Xcel Energy is offering Marshall Fire victims rebates to rebuild their homes to energy efficiency standards. “Almost globally, this is unprecedented … to my knowledge at least,” Michler said. He said a Canadian utility had executed a similar program, but that he had not seen it in the U.S. 

The incentives include $37,500 for constructing a passive house, with lower payment amounts for lower efficiency standards, such as $17,500 for a house that meets the Energy Star certification standard. A passive house, according to Xcel, will see 60% to 80% lower heating and cooling costs compared to a house built to the minimum code.

Xcel is also offering a $7,500 rebate for meeting only the 2021 IECC code.

Michler addressed confusion over how much rebuilding to energy efficient standards will cost. “To be honest, when people are throwing out these numbers about what green building costs, a lot of them are literally making things up or are throwing out numbers that are hard to quantify,” Michler said.

Would the $7,500 rebate cover IECC costs?

In an email to the Boulder Reporting Lab, Christine Brinker, senior buildings policy manager at Southwest Energy Efficiency Project (SWEEP), also expressed frustration about “ridiculous estimates” of the cost to rebuild efficiently. She said the cost estimate done by Pacific Northwest National Lab (PNNL), which was presented at the Louisville City Council meeting, is the most reliable. PNNL estimated the additional cost of meeting only the 2021 IECC code to be $4,789.

Asked about Xcel’s incentive for Marshall Fire victims who voluntarily rebuild to the 2021 IECC standard, Brinker said the $7,500 rebate “would more than cover the expected cost increase of going from the 2018 IECC to an unamended version of the 2021 IECC, for an average house.” 

She added that the $7,500 would cover most or all of the cost of building to Superior’s or Louisville’s most recent building codes, except for Louisville’s net zero appendix, which requires houses produce all the energy they use on-site through solar panels or buy it through a solar garden subscription. 

“That is the wildcard, because there are so many different ways to reach it. Meeting the appendix requires increasing the efficiency and meeting the rest with solar. SunShare has already promised solar for affected homeowners at no additional cost than what they’d already be paying Xcel, so we can zero out that cost.”

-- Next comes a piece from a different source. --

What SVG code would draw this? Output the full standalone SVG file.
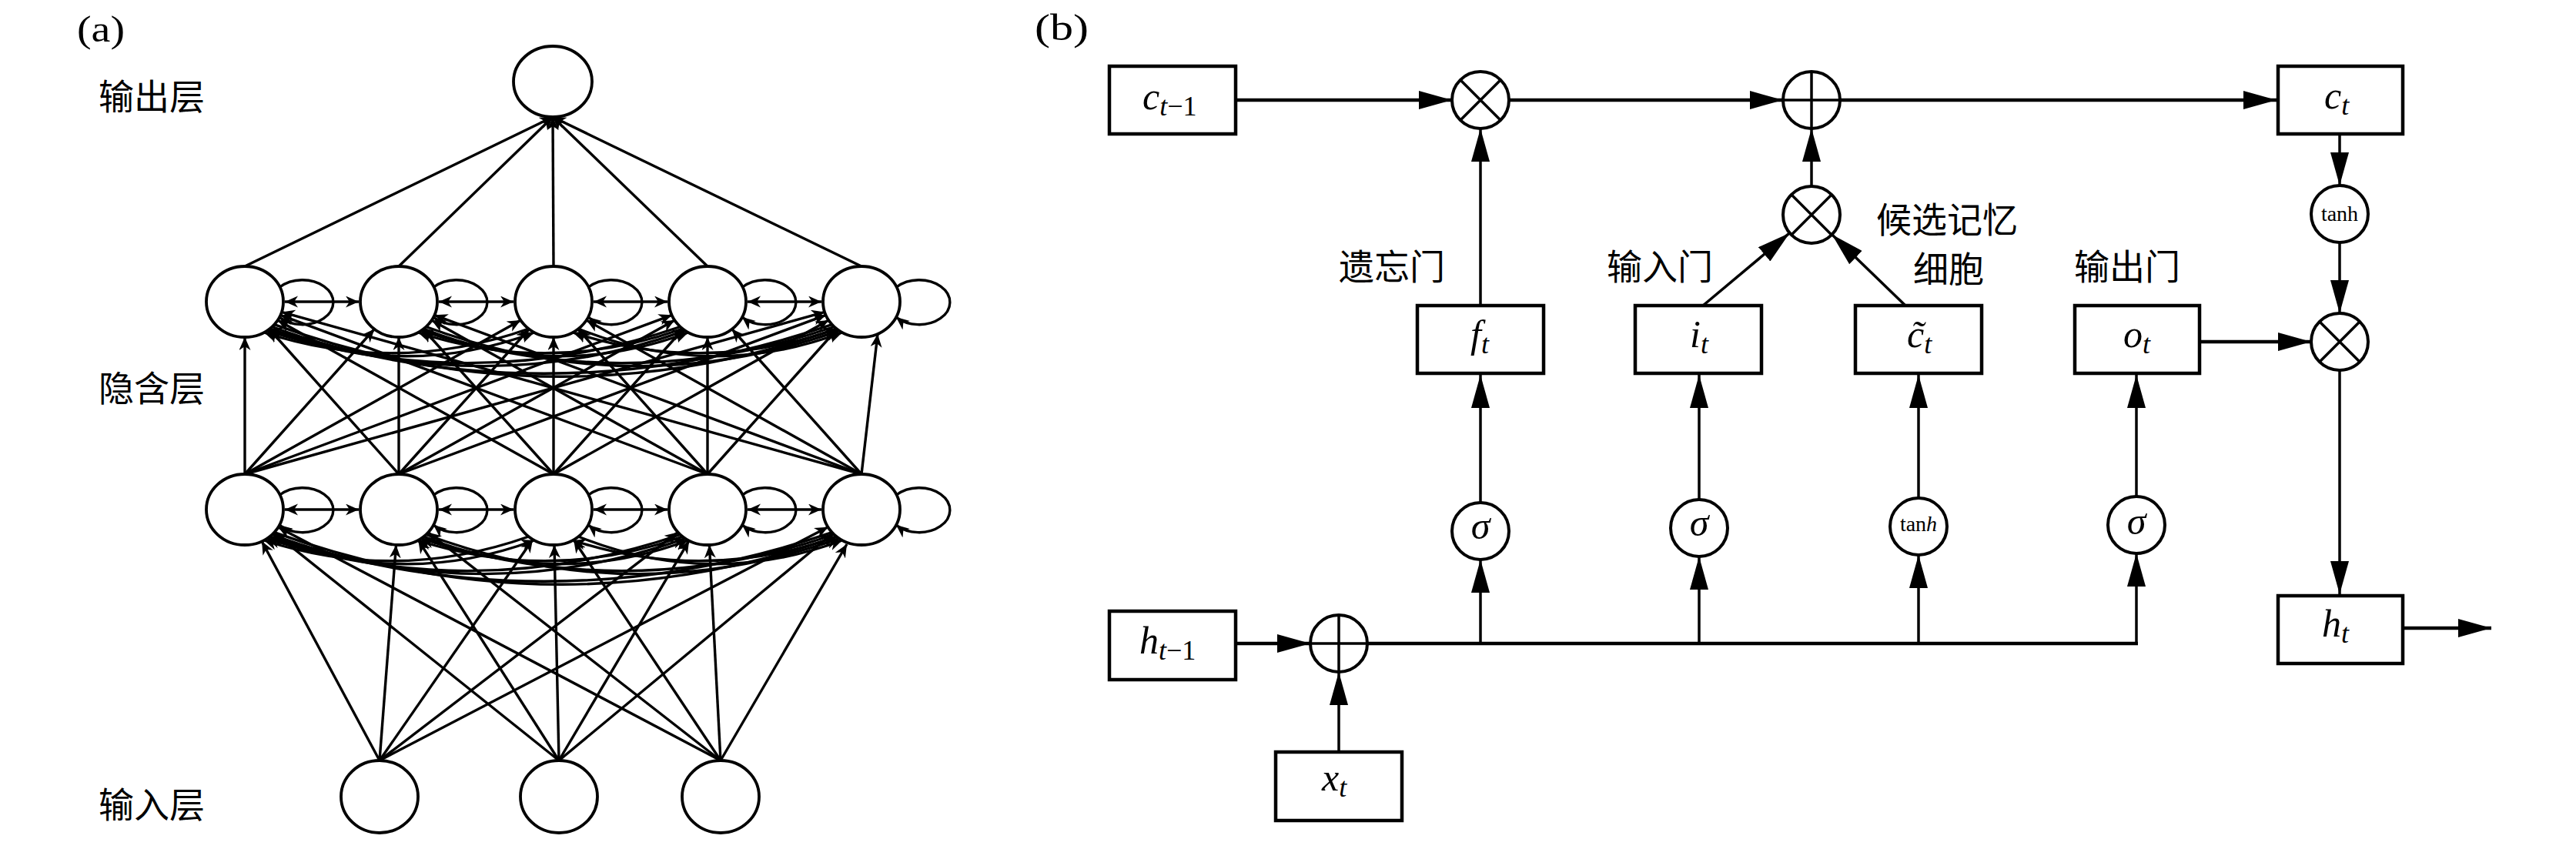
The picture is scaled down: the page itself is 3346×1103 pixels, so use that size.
<svg xmlns="http://www.w3.org/2000/svg" width="3346" height="1103" viewBox="0 0 3346 1103">
<style>
.nd{fill:#fff;stroke:#000;stroke-width:3.8}
.ln{fill:none;stroke:#000;stroke-width:3.4;marker-end:url(#ah)}
.dbl{fill:none;stroke:#000;stroke-width:3.4;marker-start:url(#ah);marker-end:url(#ah)}
.box{fill:#fff;stroke:#000;stroke-width:4.5}
.op{fill:#fff;stroke:#000;stroke-width:4}
.opx{stroke:#000;stroke-width:3.5}
.h{fill:none;stroke:#000;stroke-width:4.5}
.v{fill:none;stroke:#000;stroke-width:3.5}
.arr{marker-end:url(#bh)}
.cjk{font-family:"Noto Sans CJK SC","Noto Sans CJK JP",sans-serif;font-size:46px;fill:#000}
.lab{font-family:"Liberation Serif",serif;font-size:48px;fill:#000}
.m{font-family:"Liberation Serif",serif;font-size:50px;font-style:italic;fill:#000}
.s{font-size:36px}
.r{font-style:normal}
.fn{font-family:"Liberation Serif",serif;font-size:28px;fill:#000}
</style>
<defs>
<marker id="ah" markerUnits="userSpaceOnUse" viewBox="0 0 18 16" markerWidth="18" markerHeight="16" refX="17" refY="7.5" orient="auto-start-reverse"><path d="M0,0 L17,7.5 L0,15 L5,7.5 z" fill="#000"/></marker>
<marker id="bh" markerUnits="userSpaceOnUse" viewBox="0 0 44 24" markerWidth="44" markerHeight="24" refX="43" refY="12" orient="auto"><path d="M0,0 L43,12 L0,24 z" fill="#000"/></marker>
</defs>
<rect width="3346" height="1103" fill="#fff"/>

<!-- ===== Panel (a) ===== -->
<text class="lab" x="100" y="54" textLength="62" lengthAdjust="spacingAndGlyphs">(a)</text>
<text class="cjk" x="128" y="142">输出层</text>
<text class="cjk" x="128" y="521">隐含层</text>
<text class="cjk" x="128" y="1062">输入层</text>

<g id="a-connectors">
<!-- hidden1 -> output -->
<path class="ln" d="M318,346 L718,152"/>
<path class="ln" d="M518,346 L718,152"/>
<path class="ln" d="M719,346 L718,152"/>
<path class="ln" d="M919,346 L718,152"/>
<path class="ln" d="M1119,346 L718,152"/>
<!-- hidden2 -> hidden1 -->
<path class="ln" d="M318,616 L318,438"/>
<path class="ln" d="M518,616 L349.7,427.5"/>
<path class="ln" d="M719,616 L360.7,415.9"/>
<path class="ln" d="M919,616 L364.3,409.3"/>
<path class="ln" d="M1119,616 L365.8,405.4"/>
<path class="ln" d="M318,616 L486.3,427.5"/>
<path class="ln" d="M518,616 L518,438"/>
<path class="ln" d="M719,616 L549.7,427.5"/>
<path class="ln" d="M919,616 L560.7,415.9"/>
<path class="ln" d="M1119,616 L564.3,409.3"/>
<path class="ln" d="M318,616 L676.3,415.9"/>
<path class="ln" d="M518,616 L687.3,427.5"/>
<path class="ln" d="M719,616 L719,438"/>
<path class="ln" d="M919,616 L750.7,427.5"/>
<path class="ln" d="M1119,616 L761.7,415.9"/>
<path class="ln" d="M318,616 L872.7,409.3"/>
<path class="ln" d="M518,616 L876.3,415.9"/>
<path class="ln" d="M719,616 L887.3,427.5"/>
<path class="ln" d="M919,616 L919,438"/>
<path class="ln" d="M1119,616 L950.7,427.5"/>
<path class="ln" d="M318,616 L1071.2,405.4"/>
<path class="ln" d="M518,616 L1072.7,409.3"/>
<path class="ln" d="M719,616 L1076.3,415.9"/>
<path class="ln" d="M919,616 L1087.3,427.5"/>
<path class="ln" d="M1119,616 L1140,434"/>
<!-- input -> hidden2 -->
<path class="ln" d="M493,988 L340.1,703.2"/>
<path class="ln" d="M493,988 L514.5,707.9"/>
<path class="ln" d="M493,988 L692.1,700.8"/>
<path class="ln" d="M493,988 L880.6,691.4"/>
<path class="ln" d="M493,988 L1075.5,684.7"/>
<path class="ln" d="M726,988 L355.7,692.2"/>
<path class="ln" d="M726,988 L543.3,701.7"/>
<path class="ln" d="M726,988 L720,708"/>
<path class="ln" d="M726,988 L895.1,702.4"/>
<path class="ln" d="M726,988 L1081.9,692.8"/>
<path class="ln" d="M936,988 L361.4,684.9"/>
<path class="ln" d="M936,988 L556.1,691.7"/>
<path class="ln" d="M936,988 L745.1,701.2"/>
<path class="ln" d="M936,988 L921.4,708"/>
<path class="ln" d="M936,988 L1100,707"/>
<!-- hidden1 recurrent arcs -->
<path class="ln" d="M350,427 Q522,496 694,432"/>
<path class="ln" d="M687,427 Q515,488 343,432"/>
<path class="ln" d="M550,427 Q722,496 894,432"/>
<path class="ln" d="M887,427 Q715,488 543,432"/>
<path class="ln" d="M751,427 Q922.5,496 1094,432"/>
<path class="ln" d="M1087,427 Q915.5,488 744,432"/>
<path class="ln" d="M353.4,424.5 Q621.9,524 890.3,429.7"/>
<path class="ln" d="M883.6,424.5 Q615.2,516 346.7,429.7"/>
<path class="ln" d="M553.4,424.5 Q821.9,524 1090.3,429.7"/>
<path class="ln" d="M1083.6,424.5 Q815.2,516 546.7,429.7"/>
<path class="ln" d="M356.3,421.6 Q721.6,554 1086.9,427.2"/>
<path class="ln" d="M1080.7,421.6 Q715.4,546 350.1,427.2"/>
<!-- hidden2 recurrent arcs -->
<path class="ln" d="M350,697 Q522,766 694,702"/>
<path class="ln" d="M687,697 Q515,758 343,702"/>
<path class="ln" d="M550,697 Q722,766 894,702"/>
<path class="ln" d="M887,697 Q715,758 543,702"/>
<path class="ln" d="M751,697 Q922.5,766 1094,702"/>
<path class="ln" d="M1087,697 Q915.5,758 744,702"/>
<path class="ln" d="M353.4,694.5 Q621.9,794 890.3,699.7"/>
<path class="ln" d="M883.6,694.5 Q615.2,786 346.7,699.7"/>
<path class="ln" d="M553.4,694.5 Q821.9,794 1090.3,699.7"/>
<path class="ln" d="M1083.6,694.5 Q815.2,786 546.7,699.7"/>
<path class="ln" d="M356.3,691.6 Q721.6,824 1086.9,697.2"/>
<path class="ln" d="M1080.7,691.6 Q715.4,816 350.1,697.2"/>
<!-- self loops -->
<path class="ln" d="M363.5,373 A40,29 0 1 1 363,412"/>
<path class="ln" d="M563.5,373 A40,29 0 1 1 563,412"/>
<path class="ln" d="M764.5,373 A40,29 0 1 1 764,412"/>
<path class="ln" d="M964.5,373 A40,29 0 1 1 964,412"/>
<path class="ln" d="M1164.5,373 A40,29 0 1 1 1164,412"/>
<path class="ln" d="M363.5,643 A40,29 0 1 1 363,682"/>
<path class="ln" d="M563.5,643 A40,29 0 1 1 563,682"/>
<path class="ln" d="M764.5,643 A40,29 0 1 1 764,682"/>
<path class="ln" d="M964.5,643 A40,29 0 1 1 964,682"/>
<path class="ln" d="M1164.5,643 A40,29 0 1 1 1164,682"/>
<!-- lateral double arrows -->
<path class="dbl" d="M370,392 L466,392"/>
<path class="dbl" d="M570,392 L667,392"/>
<path class="dbl" d="M771,392 L867,392"/>
<path class="dbl" d="M971,392 L1067,392"/>
<path class="dbl" d="M370,662 L466,662"/>
<path class="dbl" d="M570,662 L667,662"/>
<path class="dbl" d="M771,662 L867,662"/>
<path class="dbl" d="M971,662 L1067,662"/>
</g>

<g id="a-output"><ellipse class="nd" cx="718" cy="106" rx="51" ry="46"/></g>
<g id="a-h1-1"><ellipse class="nd" cx="318" cy="392" rx="50" ry="46"/></g>
<g id="a-h1-2"><ellipse class="nd" cx="518" cy="392" rx="50" ry="46"/></g>
<g id="a-h1-3"><ellipse class="nd" cx="719" cy="392" rx="50" ry="46"/></g>
<g id="a-h1-4"><ellipse class="nd" cx="919" cy="392" rx="50" ry="46"/></g>
<g id="a-h1-5"><ellipse class="nd" cx="1119" cy="392" rx="50" ry="46"/></g>
<g id="a-h2-1"><ellipse class="nd" cx="318" cy="662" rx="50" ry="46"/></g>
<g id="a-h2-2"><ellipse class="nd" cx="518" cy="662" rx="50" ry="46"/></g>
<g id="a-h2-3"><ellipse class="nd" cx="719" cy="662" rx="50" ry="46"/></g>
<g id="a-h2-4"><ellipse class="nd" cx="919" cy="662" rx="50" ry="46"/></g>
<g id="a-h2-5"><ellipse class="nd" cx="1119" cy="662" rx="50" ry="46"/></g>
<g id="a-in-1"><ellipse class="nd" cx="493" cy="1035" rx="50" ry="47"/></g>
<g id="a-in-2"><ellipse class="nd" cx="726" cy="1035" rx="50" ry="47"/></g>
<g id="a-in-3"><ellipse class="nd" cx="936" cy="1035" rx="50" ry="47"/></g>

<!-- ===== Panel (b) ===== -->
<text class="lab" x="1344" y="52" textLength="70" lengthAdjust="spacingAndGlyphs">(b)</text>

<g id="b-connectors">
<path class="h arr" d="M1605,130 L1886,130"/>
<path class="h arr" d="M1960,130 L2316,130"/>
<path class="h arr" d="M2390,130 L2957,130"/>
<path class="v arr" d="M1923,397 L1923,167"/>
<path class="v arr" d="M2353,242 L2353,167"/>
<path class="v arr" d="M2212,397 L2324.6,302.7"/>
<path class="v arr" d="M2475,397 L2379.6,304.7"/>
<path class="v arr" d="M3039,176 L3039,241"/>
<path class="v arr" d="M3039,315 L3039,407"/>
<path class="h arr" d="M2859,444 L3002,444"/>
<path class="v arr" d="M3039,481 L3039,772"/>
<path class="h arr" d="M3123,816 L3236,816"/>
<path class="h arr" d="M1607,836 L1702,836"/>
<path class="v arr" d="M1739,975 L1739,873"/>
<path class="h" d="M1776,836 L2777,836"/>
<path class="v arr" d="M1923,836 L1923,727"/>
<path class="v arr" d="M2207,836 L2207,723"/>
<path class="v arr" d="M2492,836 L2492,721"/>
<path class="v arr" d="M2775,838 L2775,719"/>
<path class="v arr" d="M1923,653 L1923,487"/>
<path class="v arr" d="M2207,649 L2207,487"/>
<path class="v arr" d="M2492,647 L2492,487"/>
<path class="v arr" d="M2775,645 L2775,487"/>
</g>

<g id="b-ctm1"><rect class="box" x="1441" y="86" width="164" height="88"/>
<text class="m" x="1484" y="142">c<tspan class="s" dy="8">t</tspan><tspan class="s r">−1</tspan></text></g>
<g id="b-ct"><rect class="box" x="2959" y="86" width="162" height="88"/>
<text class="m" x="3019" y="141">c<tspan class="s" dy="8">t</tspan></text></g>
<g id="b-ft"><rect class="box" x="1841" y="397" width="164" height="88"/>
<text class="m" x="1910" y="451">f<tspan class="s" dy="8">t</tspan></text></g>
<g id="b-it"><rect class="box" x="2124" y="397" width="164" height="88"/>
<text class="m" x="2195" y="451">i<tspan class="s" dy="8">t</tspan></text></g>
<g id="b-cct"><rect class="box" x="2410" y="397" width="164" height="88"/>
<text class="m" x="2477" y="451">c&#771;<tspan class="s" dy="8">t</tspan></text></g>
<g id="b-ot"><rect class="box" x="2695" y="397" width="162" height="88"/>
<text class="m" x="2758" y="451">o<tspan class="s" dy="8">t</tspan></text></g>
<g id="b-htm1"><rect class="box" x="1441" y="794" width="164" height="89"/>
<text class="m" x="1480" y="849">h<tspan class="s" dy="8">t</tspan><tspan class="s r">−1</tspan></text></g>
<g id="b-xt"><rect class="box" x="1657" y="977" width="164" height="89"/>
<text class="m" x="1717" y="1027">x<tspan class="s" dy="8">t</tspan></text></g>
<g id="b-ht"><rect class="box" x="2959" y="774" width="162" height="88"/>
<text class="m" x="3016" y="827">h<tspan class="s" dy="8">t</tspan></text></g>

<g id="b-mul1"><circle class="op" cx="1923" cy="130" r="37"/>
<path class="opx" d="M1896.8,103.8 L1949.2,156.2 M1949.2,103.8 L1896.8,156.2"/></g>
<g id="b-add1"><circle class="op" cx="2353" cy="130" r="37"/>
<path class="opx" d="M2316,130 L2390,130 M2353,93 L2353,167"/></g>
<g id="b-mul2"><circle class="op" cx="2353" cy="279" r="37"/>
<path class="opx" d="M2326.8,252.8 L2379.2,305.2 M2379.2,252.8 L2326.8,305.2"/></g>
<g id="b-tanh1"><circle class="op" cx="3039" cy="278" r="37"/>
<text class="fn" x="3039" y="287" text-anchor="middle">tanh</text></g>
<g id="b-mul3"><circle class="op" cx="3039" cy="444" r="37"/>
<path class="opx" d="M3012.8,417.8 L3065.2,470.2 M3065.2,417.8 L3012.8,470.2"/></g>
<g id="b-add2"><circle class="op" cx="1739" cy="836" r="37"/>
<path class="opx" d="M1702,836 L1776,836 M1739,799 L1739,873"/></g>
<g id="b-sig1"><circle class="op" cx="1923" cy="690" r="37"/>
<text class="m" x="1923" y="700" text-anchor="middle" font-size="44">σ</text></g>
<g id="b-sig2"><circle class="op" cx="2207" cy="686" r="37"/>
<text class="m" x="2207" y="696" text-anchor="middle" font-size="44">σ</text></g>
<g id="b-tanh2"><circle class="op" cx="2492" cy="684" r="37"/>
<text class="fn" x="2492" y="690" text-anchor="middle">tan<tspan font-style="italic">h</tspan></text></g>
<g id="b-sig4"><circle class="op" cx="2775" cy="682" r="37"/>
<text class="m" x="2775" y="694" text-anchor="middle" font-size="44">σ</text></g>

<text class="cjk" x="1739" y="363">遗忘门</text>
<text class="cjk" x="2087" y="363">输入门</text>
<text class="cjk" x="2437" y="302" font-size="45">候选记忆</text>
<text class="cjk" x="2485" y="366" font-size="45">细胞</text>
<text class="cjk" x="2694" y="363">输出门</text>
</svg>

Mariana Pickering, the co-founder and CEO of the passive house consulting firm Emu Systems, offered advice to anyone interested in building a passive house: Find an experienced passive house builder.

“Generally speaking, the percentage increase [in cost] also goes down with the experience of the builder,” she said. “Their first [passive house] build is a steeper learning curve, but once they have done it, it becomes part of their workflow.”

Despite having a higher price tag than a conventional home, passive houses have other benefits besides energy savings, according to Pickering. “The biggest actual cost differences homeowners will see is in window packages, but that is also what results in the highest yield for non-market costs like health and safety,” she said. “The biggest value is the indoor environmental quality that is created for the occupant.”